Aeliton Cândido, 33, relatou que estava há dois anos detido nos EUA e reiterou que houve agressões e problemas na aeronave durante o retorno para Brasil. “Agora é vida nova, respirar e recuperar a minha dignidade. Foi a pior coisa que já passei na minha vida. Medo de morrer.”
“Eu não fui agredido, mas os meninos foram. Eles estavam algemados, meteram o porrete neles sem dó. Desumano. Chutes, jogando os moleques no chão. Em um deles, um cara deu um mata-leão”, disse Luiz Fernando Caetano Costa, um dos migrantes retornados, que estava havia um ano e meio nos EUA.
“Alguns rapazes mais novos começaram a ver as crianças passando mal, eles estavam falando para tirar as crianças”, afirmou Mario Henrique Andrade Mateus, 41, que diz ter ficado três meses detido na imigração americana. “Os agentes dos EUA não queriam deixar a gente sair. Agrediram um dos meninos, derrubaram ele no chão e deram um chute nele.” Outros brasileiros relataram que os agentes separaram famílias dentro do avião.

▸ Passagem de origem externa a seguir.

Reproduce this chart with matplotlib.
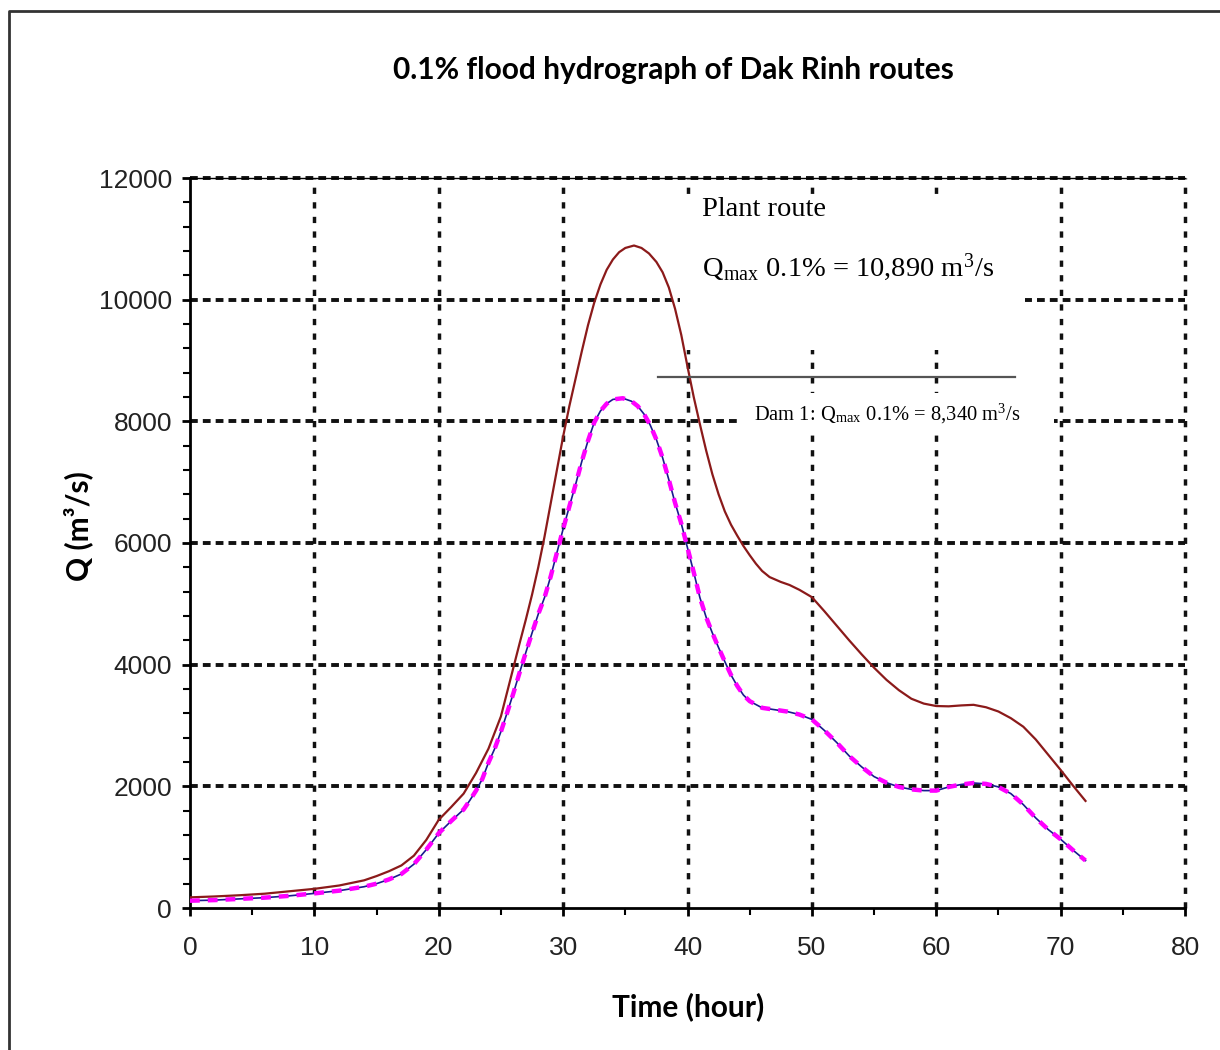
import numpy as np
import matplotlib
matplotlib.use("Agg")
import matplotlib.pyplot as plt
from matplotlib.lines import Line2D
from matplotlib.patches import Rectangle
from matplotlib.ticker import MultipleLocator

# hydrograph values (time in hours, Q in m3/s)
plant_t = [0, 2, 4, 6, 8, 10, 12, 14, 15, 16, 17, 18, 19, 20, 21, 22, 23, 24, 25, 26,
           26.5, 27, 27.5, 28, 28.5, 29, 29.5, 30, 30.5, 31, 31.5, 32, 32.5, 33, 33.5,
           34, 34.5, 35, 35.7, 36.3, 36.9, 37.5, 38, 38.5, 39, 39.5, 40, 40.5, 41, 41.5,
           42, 42.5, 43, 43.5, 44, 44.5, 45, 45.5, 46, 46.6, 47.5, 48.2, 49, 50, 51, 52,
           53, 54, 55, 56, 57, 58, 59, 60, 61, 62, 63, 64, 65, 66, 67, 68, 69, 70, 71, 72]
plant_q = [175, 190, 210, 235, 275, 315, 370, 455, 525, 605, 700, 860, 1120, 1450, 1660,
           1880, 2220, 2620, 3150, 3950, 4350, 4740, 5150, 5600, 6100, 6650, 7200, 7750,
           8250, 8700, 9150, 9580, 9950, 10250, 10490, 10660, 10780, 10850, 10890, 10850,
           10760, 10620, 10450, 10200, 9850, 9420, 8900, 8400, 7950, 7520, 7130, 6800,
           6520, 6300, 6120, 5950, 5800, 5660, 5540, 5440, 5360, 5310, 5230, 5110, 4880,
           4640, 4400, 4170, 3950, 3750, 3580, 3440, 3360, 3320, 3315, 3330, 3340, 3300,
           3230, 3120, 2980, 2770, 2520, 2270, 2010, 1760]

dam_t = [0, 2, 4, 6, 8, 10, 12, 14, 15, 16, 17, 18, 19, 20, 21, 22, 22.5, 23, 23.5, 24,
         24.5, 25, 25.5, 26, 26.5, 27, 27.5, 28, 28.5, 29, 29.5, 30, 30.5, 31, 31.5, 32,
         32.5, 33, 33.5, 34, 34.8, 35.5, 36, 36.5, 37, 37.5, 38, 38.5, 39, 39.5, 40, 40.5,
         41, 41.5, 42, 42.5, 43, 43.5, 44, 44.5, 45, 46, 47, 48, 49, 50, 51, 52, 53, 54,
         55, 56, 57, 58, 59, 60, 61, 62, 63, 64, 65, 66, 67, 68, 69, 70, 71, 72]
dam_q = [120, 130, 150, 170, 200, 240, 285, 350, 400, 470, 560, 720, 960, 1230, 1430,
         1620, 1770, 1930, 2120, 2390, 2620, 2900, 3210, 3530, 3870, 4200, 4520, 4830,
         5100, 5450, 5840, 6230, 6600, 6960, 7340, 7680, 7980, 8170, 8290, 8360, 8380,
         8330, 8250, 8120, 7940, 7700, 7400, 7040, 6660, 6320, 5920, 5520, 5100, 4780,
         4520, 4280, 4050, 3830, 3650, 3500, 3400, 3290, 3260, 3230, 3180, 3100, 2920,
         2720, 2500, 2320, 2160, 2060, 1990, 1950, 1930, 1930, 1990, 2030, 2055, 2040,
         1990, 1880, 1700, 1480, 1290, 1130, 950, 780]

x_ticks = np.arange(0, 90, 10)
y_ticks = np.arange(0, 14000, 2000)

plt.rcParams['mathtext.fontset'] = 'stix'

fig = plt.figure(figsize=(12.2, 10.5), dpi=100)
ax = fig.add_axes([190 / 1220, 1 - 908 / 1050, 995 / 1220, 730 / 1050])

# grid drawn as thick dotted lines
for x in x_ticks[1:]:
    ax.axvline(x, color='#111111', lw=2.5, dashes=(1.8, 2.4), zorder=1, clip_on=False)
for y in y_ticks[1:]:
    ax.axhline(y, color='#111111', lw=2.8, dashes=(2.0, 1.3), zorder=1, clip_on=False)

ax.plot(plant_t, plant_q, color='#8b1a1a', lw=1.6, zorder=4)
ax.plot(dam_t, dam_q, color='#1a1a8f', lw=1.2, zorder=4)
ax.plot(dam_t, dam_q, color='#ff00ff', lw=3.2, dashes=(2.2, 1.8), zorder=5)

ax.set_xlim(0, 80)
ax.set_ylim(0, 12000)
ax.set_xticks(x_ticks)
ax.set_yticks(y_ticks)
ax.xaxis.set_minor_locator(MultipleLocator(5))
ax.yaxis.set_minor_locator(MultipleLocator(400))
ax.tick_params(which='major', direction='out', length=6, width=2, pad=14,
               labelsize=19, labelcolor='#222222')
ax.tick_params(axis='y', which='major', pad=7)
ax.tick_params(which='minor', direction='out', length=5, width=1.5)
for lab in ax.get_xticklabels() + ax.get_yticklabels():
    lab.set_fontfamily('Liberation Sans')

for side in ['left', 'bottom']:
    ax.spines[side].set_linewidth(2)
ax.spines['top'].set_linewidth(1)
ax.spines['right'].set_visible(False)

# white cover boxes of the pasted annotation
ax.add_patch(Rectangle((0.492, 0.764), 0.347, 0.213, transform=ax.transAxes,
                       facecolor='white', edgecolor='none', zorder=3))
ax.add_patch(Rectangle((0.552, 0.655), 0.316, 0.05, transform=ax.transAxes,
                       facecolor='white', edgecolor='none', zorder=3))
ax.add_line(Line2D([0.470, 0.829], [0.727, 0.727], transform=ax.transAxes,
                   color='#555555', lw=1.6, zorder=6))

fig.text(702 / 1220, 1 - 209 / 1050, 'Plant route', fontsize=20.5,
         family='Liberation Serif', va='center')
fig.text(702 / 1220, 1 - 268 / 1050,
         r'Q$_{\mathregular{max}}$ 0.1% = 10,890 m$^{\mathregular{3}}$/s', fontsize=20.5,
         family='Liberation Serif', va='center')
fig.text(754 / 1220, 1 - 414 / 1050,
         r'Dam 1: Q$_{\mathregular{max}}$ 0.1% = 8,340 m$^{\mathregular{3}}$/s', fontsize=14.8,
         family='Liberation Serif', va='center')

fig.text(673 / 1220, 1 - 70 / 1050, '0.1% flood hydrograph of Dak Rinh routes',
         fontsize=21.5, fontweight='bold', family='Lato', ha='center', va='center')
fig.text(688 / 1220, 1 - 1007 / 1050, 'Time (hour)', fontsize=21.5, fontweight='bold',
         family='Lato', ha='center', va='center')
fig.text(78 / 1220, 1 - 526 / 1050, 'Q (m³/s)', fontsize=21.5, fontweight='bold',
         family='Lato', ha='center', va='center', rotation=90)

# outer frame (left and top edges only, as in the scan)
fig.add_artist(Line2D([9 / 1220, 9 / 1220, 1.0], [0.0, 1 - 11 / 1050, 1 - 11 / 1050],
                      transform=fig.transFigure, color='#333333', lw=2))

fig.savefig('out.png', dpi=100)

“Após a chegada da Polícia Federal, depois de muita discussão, muita briga, eles não queriam deixar a gente descer. E quando aceitaram, eles queriam tirar as algemas para que a PF não visse que nós estávamos algemados em território brasileiro”, acrescentou Mario Henrique.
Os brasileiros também relataram as condições degradantes durante a detenção nos EUA, aguardando deportação. “Até cachorro aqui no Brasil come melhor do que a gente comeu lá”, disse Lucas Gabriel Maia. “Era pão, água e cereal.” Outros migrantes também relataram que a dieta consistia de hambúrguer no almoço e na janta, e que muitos detidos passaram fome e frio. “Ninguém merece ser tratado assim”, diz Lucas.
Procurada pela reportagem para comentar as acusações, a Embaixada dos EUA em Brasília não se manifestou formalmente até a publicação deste texto. No sábado, havia dito apenas que “os cidadãos brasileiros do voo de repatriação estão sob custódia das autoridades brasileiras” e que a representação diplomática estava em contato com as autoridades.